Back in 2010, while we were staying in Salzburg, we decided on a whim to take a short drive—just about 45 minutes—into the Salzkammergut region. Our destination was Hallstatt, a place we had first discovered while watching a Rick Steves episode.
His enthusiasm was contagious, and the moment we saw those postcard‑perfect views on screen, we knew we had to experience them for ourselves. As it turned out, the detour was more than worth it.
Hallstatt sits on the western shore of Lake Hallstatt, cradled between steep mountains and shimmering water. It’s the kind of place that feels almost unreal when you first arrive, as if someone had painted an alpine dream and then quietly tucked it into the landscape. We decided to stay two nights in a darling little Bed and Breakfast—one of those cozy, family‑run places where the windowsills are lined with flowers and breakfast feels like it was made just for you.

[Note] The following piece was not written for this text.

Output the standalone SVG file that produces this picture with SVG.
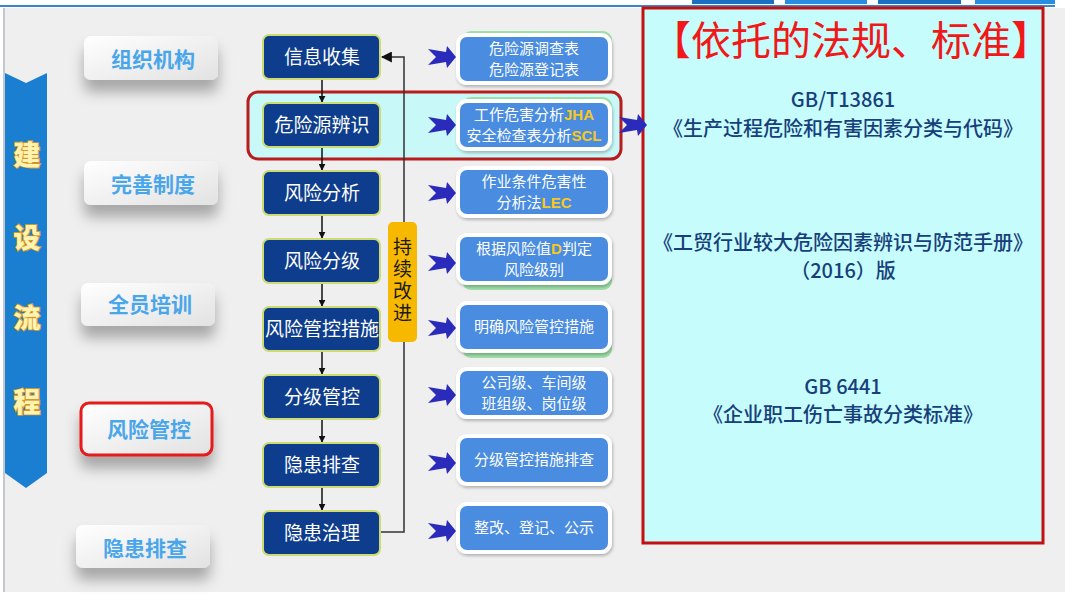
<svg xmlns="http://www.w3.org/2000/svg" width="1080" height="608" viewBox="0 0 1080 608">
<defs>
<style>
.lbtn{font-family:"Noto Sans CJK SC",sans-serif;font-weight:bold;font-size:21px;fill:#4aa6ea;text-anchor:middle}
.ban{font-family:"Noto Sans CJK SC",sans-serif;font-weight:900;font-size:27px;fill:#fff3b0;stroke:#d8962a;stroke-width:1.8;paint-order:stroke;text-anchor:middle}
.mbox{fill:#0d3d8c;stroke:#cddb72;stroke-width:2}
.mtxt{font-family:"Noto Sans CJK SC",sans-serif;font-size:19px;fill:#ffffff;text-anchor:middle}
.rbox{fill:#4a8ce0;stroke:#ffffff;stroke-width:4}
.rtxt{font-family:"Noto Sans CJK SC",sans-serif;font-size:15px;fill:#ffffff;text-anchor:middle}
.gold{fill:#f8c81c;font-family:"Liberation Sans",sans-serif;font-weight:bold}
.ptxt{font-family:"Noto Sans CJK SC",sans-serif;font-weight:500;font-size:20px;fill:#173f7a;text-anchor:middle}
.conn{stroke:#111;stroke-width:1.5;fill:none}
.chev{fill:#2b2bbb}
</style>
<linearGradient id="btnG" x1="0" y1="0" x2="1" y2="1">
<stop offset="0" stop-color="#ffffff"/>
<stop offset="1" stop-color="#e2e2e2"/>
</linearGradient>
<filter id="sh" x="-30%" y="-30%" width="160%" height="220%">
<feDropShadow dx="0" dy="12" stdDeviation="7" flood-color="#000" flood-opacity="0.3"/>
</filter>
<filter id="sh2" x="-10%" y="-10%" width="120%" height="130%">
<feDropShadow dx="1" dy="2" stdDeviation="1.5" flood-color="#000" flood-opacity="0.25"/>
</filter>
<marker id="ah" viewBox="0 0 10 10" refX="9" refY="5" markerWidth="7" markerHeight="7" orient="auto" markerUnits="userSpaceOnUse">
<path d="M0,0 L10,5 L0,10 Z" fill="#111"/>
</marker>
<marker id="ah2" viewBox="0 0 10 10" refX="9" refY="5" markerWidth="11" markerHeight="11" orient="auto" markerUnits="userSpaceOnUse">
<path d="M0,0 L10,5 L0,10 Z" fill="#111"/>
</marker>
<path id="chv" d="M0,-8 L18,-5 L19,-11 L28,0 L19,11 L18,5 L0,8 L8,0 Z"/>
</defs>

<rect x="0" y="0" width="1080" height="608" fill="#ffffff"/>
<rect x="5" y="8" width="1060" height="584" fill="#efefef"/>
<rect x="3" y="8" width="2" height="584" fill="#c4c6d0"/>
<rect x="0" y="5" width="1055" height="2" fill="#3a86c8"/>
<g fill="#1a6fc0">
<rect x="692" y="0" width="82" height="4"/>
<rect x="785" y="0" width="82" height="4" fill="#2a8ee0"/>
<rect x="878" y="0" width="83" height="4"/>
<rect x="975" y="0" width="80" height="4" fill="#2a8ee0"/>
</g>

<!-- left banner -->
<g id="banner">
<path d="M5,73 L26,83 L47,73 L47,473 L26,488 L5,473 Z" fill="#1a7fd0"/>
<text class="ban" x="27" y="165">建</text>
<text class="ban" x="27" y="248">设</text>
<text class="ban" x="27" y="328">流</text>
<text class="ban" x="27" y="412">程</text>
</g>

<!-- left buttons -->
<g id="btn-zzjg"><rect x="84" y="36" width="134" height="44" rx="7" fill="url(#btnG)" filter="url(#sh)"/><text class="lbtn" x="153" y="67">组织机构</text></g>
<g id="btn-wszd"><rect x="84" y="161" width="134" height="44" rx="7" fill="url(#btnG)" filter="url(#sh)"/><text class="lbtn" x="153" y="192">完善制度</text></g>
<g id="btn-qypx"><rect x="81" y="283" width="134" height="43" rx="7" fill="url(#btnG)" filter="url(#sh)"/><text class="lbtn" x="150" y="312">全员培训</text></g>
<g id="btn-fxgk"><rect x="81" y="403" width="131" height="52" rx="8" fill="url(#btnG)" stroke="#e41a1a" stroke-width="3" filter="url(#sh)"/><text class="lbtn" x="149" y="437">风险管控</text></g>
<g id="btn-yhpc"><rect x="76" y="525" width="134" height="43" rx="7" fill="url(#btnG)" filter="url(#sh)"/><text class="lbtn" x="145" y="556">隐患排查</text></g>

<!-- highlight row -->
<g id="highlight">
<rect x="248" y="92" width="373" height="67" rx="10" fill="#c8f8f8" stroke="#b81c1c" stroke-width="3"/>
</g>

<!-- right panel -->
<g id="panel">
<rect x="643" y="8" width="400" height="535" fill="#c6fcfc" stroke="#c41010" stroke-width="3"/>
<text x="851" y="55" font-family="Noto Sans CJK SC, sans-serif" font-size="40" fill="#f01818" text-anchor="middle">【依托的法规、标准】</text>
<text class="ptxt" x="843" y="107">GB/T13861</text>
<text class="ptxt" x="843" y="136">《生产过程危险和有害因素分类与代码》</text>
<text class="ptxt" x="843" y="250">《工贸行业较大危险因素辨识与防范手册》</text>
<text class="ptxt" x="843" y="278">（2016）版</text>
<text class="ptxt" x="843" y="394">GB 6441</text>
<text class="ptxt" x="843" y="422">《企业职工伤亡事故分类标准》</text>
</g>

<!-- connectors -->
<g id="connectors">
<line class="conn" x1="322" y1="79" x2="322" y2="102" marker-end="url(#ah)"/>
<line class="conn" x1="322" y1="147" x2="322" y2="170" marker-end="url(#ah)"/>
<line class="conn" x1="322" y1="215" x2="322" y2="238" marker-end="url(#ah)"/>
<line class="conn" x1="322" y1="283" x2="322" y2="306" marker-end="url(#ah)"/>
<line class="conn" x1="322" y1="351" x2="322" y2="374" marker-end="url(#ah)"/>
<line class="conn" x1="322" y1="419" x2="322" y2="442" marker-end="url(#ah)"/>
<line class="conn" x1="322" y1="487" x2="322" y2="510" marker-end="url(#ah)"/>
<polyline points="381,532 404,532 404,57 382,57" stroke="#333" stroke-width="1.5" fill="none" marker-end="url(#ah2)"/>
<g class="chev">
<use href="#chv" x="428" y="57"/>
<use href="#chv" x="428" y="125"/>
<use href="#chv" x="428" y="193"/>
<use href="#chv" x="428" y="263"/>
<use href="#chv" x="428" y="328"/>
<use href="#chv" x="428" y="395"/>
<use href="#chv" x="428" y="463"/>
<use href="#chv" x="428" y="531"/>
<use href="#chv" x="619" y="125"/>
</g>
</g>

<!-- continuous improvement -->
<g id="cxgj">
<rect x="388" y="222" width="29" height="120" rx="5" fill="#f7b800"/>
<text x="402.5" y="237" font-family="Noto Sans CJK SC, sans-serif" font-size="19" fill="#1a1a1a" writing-mode="vertical-rl" letter-spacing="3" style="writing-mode:vertical-rl">持续改进</text>
</g>

<!-- middle process boxes -->
<g id="m1"><rect class="mbox" x="263" y="35" width="117" height="44" rx="6"/><text class="mtxt" x="322" y="64">信息收集</text></g>
<g id="m2"><rect class="mbox" x="263" y="103" width="117" height="44" rx="6"/><text class="mtxt" x="322" y="132">危险源辨识</text></g>
<g id="m3"><rect class="mbox" x="263" y="171" width="117" height="44" rx="6"/><text class="mtxt" x="322" y="200">风险分析</text></g>
<g id="m4"><rect class="mbox" x="263" y="239" width="117" height="44" rx="6"/><text class="mtxt" x="322" y="268">风险分级</text></g>
<g id="m5"><rect class="mbox" x="263" y="307" width="117" height="44" rx="6"/><text class="mtxt" x="322" y="336">风险管控措施</text></g>
<g id="m6"><rect class="mbox" x="263" y="375" width="117" height="44" rx="6"/><text class="mtxt" x="322" y="404">分级管控</text></g>
<g id="m7"><rect class="mbox" x="263" y="443" width="117" height="44" rx="6"/><text class="mtxt" x="322" y="472">隐患排查</text></g>
<g id="m8"><rect class="mbox" x="263" y="511" width="117" height="44" rx="6"/><text class="mtxt" x="322" y="540">隐患治理</text></g>

<!-- right description boxes -->
<g id="r1"><rect x="462" y="31" width="150" height="50" rx="9" fill="#9ee0a8"/><rect class="rbox" x="458" y="35" width="152" height="48" rx="9" filter="url(#sh2)"/><text class="rtxt" x="534" y="54">危险源调查表</text><text class="rtxt" x="534" y="75">危险源登记表</text></g>
<g id="r2"><rect x="462" y="97" width="150" height="50" rx="9" fill="#9ee0a8"/><rect class="rbox" x="458" y="101" width="152" height="48" rx="9" filter="url(#sh2)"/><text class="rtxt" x="534" y="120">工作危害分析<tspan class="gold">JHA</tspan></text><text class="rtxt" x="534" y="141">安全检查表分析<tspan class="gold">SCL</tspan></text></g>
<g id="r3"><rect class="rbox" x="458" y="168" width="152" height="48" rx="9" filter="url(#sh2)"/><text class="rtxt" x="534" y="187">作业条件危害性</text><text class="rtxt" x="534" y="208">分析法<tspan class="gold">LEC</tspan></text></g>
<g id="r4"><rect x="462" y="240" width="150" height="50" rx="9" fill="#9ee0a8"/><rect class="rbox" x="458" y="235" width="152" height="48" rx="9" filter="url(#sh2)"/><text class="rtxt" x="534" y="254">根据风险值<tspan class="gold">D</tspan>判定</text><text class="rtxt" x="534" y="275">风险级别</text></g>
<g id="r5"><rect x="462" y="308" width="150" height="50" rx="9" fill="#9ee0a8"/><rect class="rbox" x="458" y="303" width="152" height="48" rx="9" filter="url(#sh2)"/><text class="rtxt" x="534" y="332">明确风险管控措施</text></g>
<g id="r6"><rect class="rbox" x="458" y="369" width="152" height="48" rx="9" filter="url(#sh2)"/><text class="rtxt" x="534" y="388">公司级、车间级</text><text class="rtxt" x="534" y="409">班组级、岗位级</text></g>
<g id="r7"><rect class="rbox" x="458" y="436" width="152" height="48" rx="9" filter="url(#sh2)"/><text class="rtxt" x="534" y="465">分级管控措施排查</text></g>
<g id="r8"><rect class="rbox" x="458" y="504" width="152" height="48" rx="9" filter="url(#sh2)"/><text class="rtxt" x="534" y="533">整改、登记、公示</text></g>
</svg>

The town itself is a treasure. Its 16th‑century cobblestone streets wind gently between alpine‑style houses that seem to cling to the mountainside. Many of the buildings have balconies overflowing with geraniums, and nearly every café, shop, and restaurant offers a view of the lake. There’s something magical about sitting by the water with a warm drink, watching the reflections of the mountains ripple across the surface.
Hallstatt has a way of slowing you down. You wander, you breathe, you look. The lake is always in sight, the mountains always close, and the rhythm of the town feels timeless. Even though it’s small, every corner offers something charming—a tiny chapel, a wooden staircase leading up to a house perched above the rooftops, or a quiet bench overlooking the water.
The historic town center with its market square and many small, colorful shops and cafés is particularly beautiful. Known for its 7,000-year salt mining and a past steeped in history, you can learn a lot about the World Heritage Hallstatt – for example in the Hallstatt World Heritage Museum, which is definitely worth a visit.

My husband and I on the Market place in Hallstatt
With around 800 inhabitants, Hallstatt is certainly not a metropolis and cannot be compared to the city of Salzburg, which is almost 75 kilometers away. Tourists will not get bored quickly. Here we were able to breathe fresh mountain air, walk through the beautiful old town and admire centuries-old buildings.
With the Salzbergbahn we were able to reach the Salzwelten, a 2000 year old former salt mine with an underground salt lake, as well as a viewing platform over Lake Hallstatt.
Also something of a macabre nature, you could visit the Beinhaus in the Hallstatt cemetery
After we at ate delicious Käsespätzle at the Marktplatz, we walked up the mountain in the evening to get an amazing view over the Hallstätter Lake.
Those two nights were just enough to fall under Hallstatt’s spell. It’s a place that stays with you long after you leave, not because of grand monuments or busy attractions, but because of its peaceful beauty and the feeling that life there moves at a gentler pace. Looking back, I’m grateful that a simple travel show nudged us toward this lakeside village. Sometimes the best journeys begin with a spark of inspiration and a willingness to follow it.